Mr. Yusingco said the Philippines should boost its defense capabilities through its own efforts.

“We mustn’t simply rely on the US to help us when the need arises,” he said. “This is easier said than done of course. But this is a challenge that the president and Congress must face.”

Boosting “our national defense capabilities without the aid of external forces demands the cooperation of both branches of government.”

“While we can find some comfort with our alliance with the US, this cannot be our long-term defense policy,” he added. “Moving forward we need to have a robust defense capability of our own. We must not allow our political leaders to forget this goal.”

Mr. Biden and President Ferdinand R. Marcos, Jr. met at the White House on Monday, during which the US leader reaffirmed his country’s “ironclad alliance commitments to the Philippines.”

The two leaders agreed to adopt bilateral defense guidelines that would institutionalize key bilateral priorities, mechanisms and processes “to deepen alliance cooperation and interoperability across land, sea, air, space and cyber-space,” the White House said. 

“The guidelines support the continued modernization of the alliance and ongoing efforts to adapt alliance coordination to respond to the evolving security environment,” it added.

Under the guidelines, Washington and Manila will advance efforts to deepen interoperability, particularly through enhanced bilateral planning, information-sharing, accelerated defense capability development and collaboration on emerging security challenges.

The two countries also eye establishing separate “trilateral modes of cooperation” with Japan and Australia, the Philippines and US said in a separate joint statement posted on the White House website.

“The leaders welcome cooperation with partners that share the US and the Philippines’ commitment to international law and mutual respect,” Mr. Biden and Mr. Marcos said in the statement, hours after their meeting.

“In that spirit, they reaffirm their strong support for ASEAN (Association of Southeast Asian Nations) centrality and the ASEAN outlook on the Indo-Pacific.”

Manila and Washington also welcomed efforts by a quadrilateral alliance among the US, Australia, India and Japan “to support a peaceful and stable, rules-based region with ASEAN at the center.”

China, an important Philippine trade partner, has viewed the quad as a US attempt to counter its influence in the region. Wang Yi, China’s Foreign minister, has called the US-led informal grouping an “Indo-Pacific NATO.”
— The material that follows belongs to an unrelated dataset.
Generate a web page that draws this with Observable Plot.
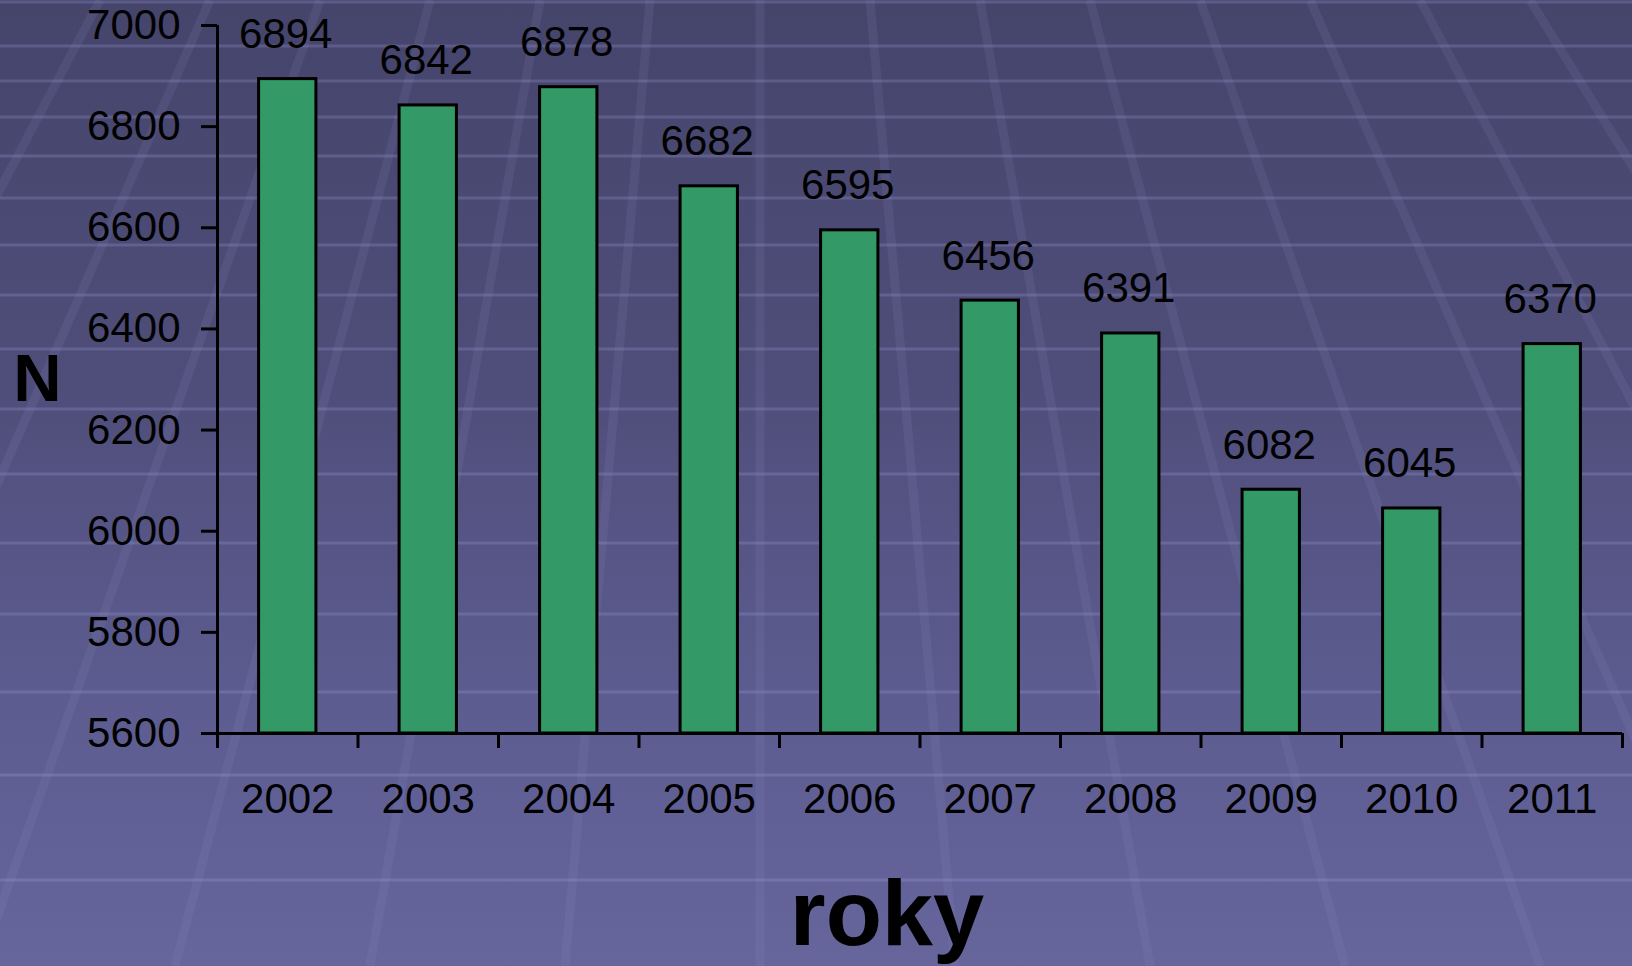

The leaders said they have an “unwavering commitment” to freedom of navigation and overflight in the South China Sea, which is being claimed by China almost in its entirety.

Mr. Marcos and Mr. Biden also reiterated the importance of respecting the sovereign rights of states within their exclusive economic zones consistent with international law, citing a 2016 arbitral ruling that voided China’s sweeping claims over the waterway.

“The leaders support the right and ability of Filipino fisherfolk to pursue their traditional livelihoods.”

The two leaders also affirmed the importance of maintaining peace and stability across the Taiwan Strait “as an indispensable element of global security and prosperity.”

“The leaders convey support for Ukraine’s sovereignty, independence and territorial integrity within its internationally recognized borders, noting that the conflict has adversely affected food and energy security in the Indo-Pacific,” according to the joint statement.

Mr. Biden reiterated that an armed attack on Philippine armed forces, public vessels or aircraft in the Pacific, including the South China Sea, would invoke US mutual defense commitments under the 1951 US-Philippines Mutual Defense Treaty.

In February, Mr. Marcos announced the expansion of the Philippines’ 2014 Enhanced Defense Cooperation Agreement with the US, giving Washington access to four more military bases on top of the five existing sites.

The EDCA expansion would boost Philippine security and support the Armed Forces of the Philippines’ modernization goals, while driving US investments to local communities across the Philippines “and improving our shared ability to rapidly deliver humanitarian assistance and disaster relief,” according to the joint statement.

China has criticized the EDCA expansion, accusing Washington of endangering regional peace and stability. EDCA banks on the 1999 visiting forces agreement and the Mutual Defense Treaty.

In September 1991, Filipino senators voted to end a military base treaty that ended a century of US military presence in the Philippines.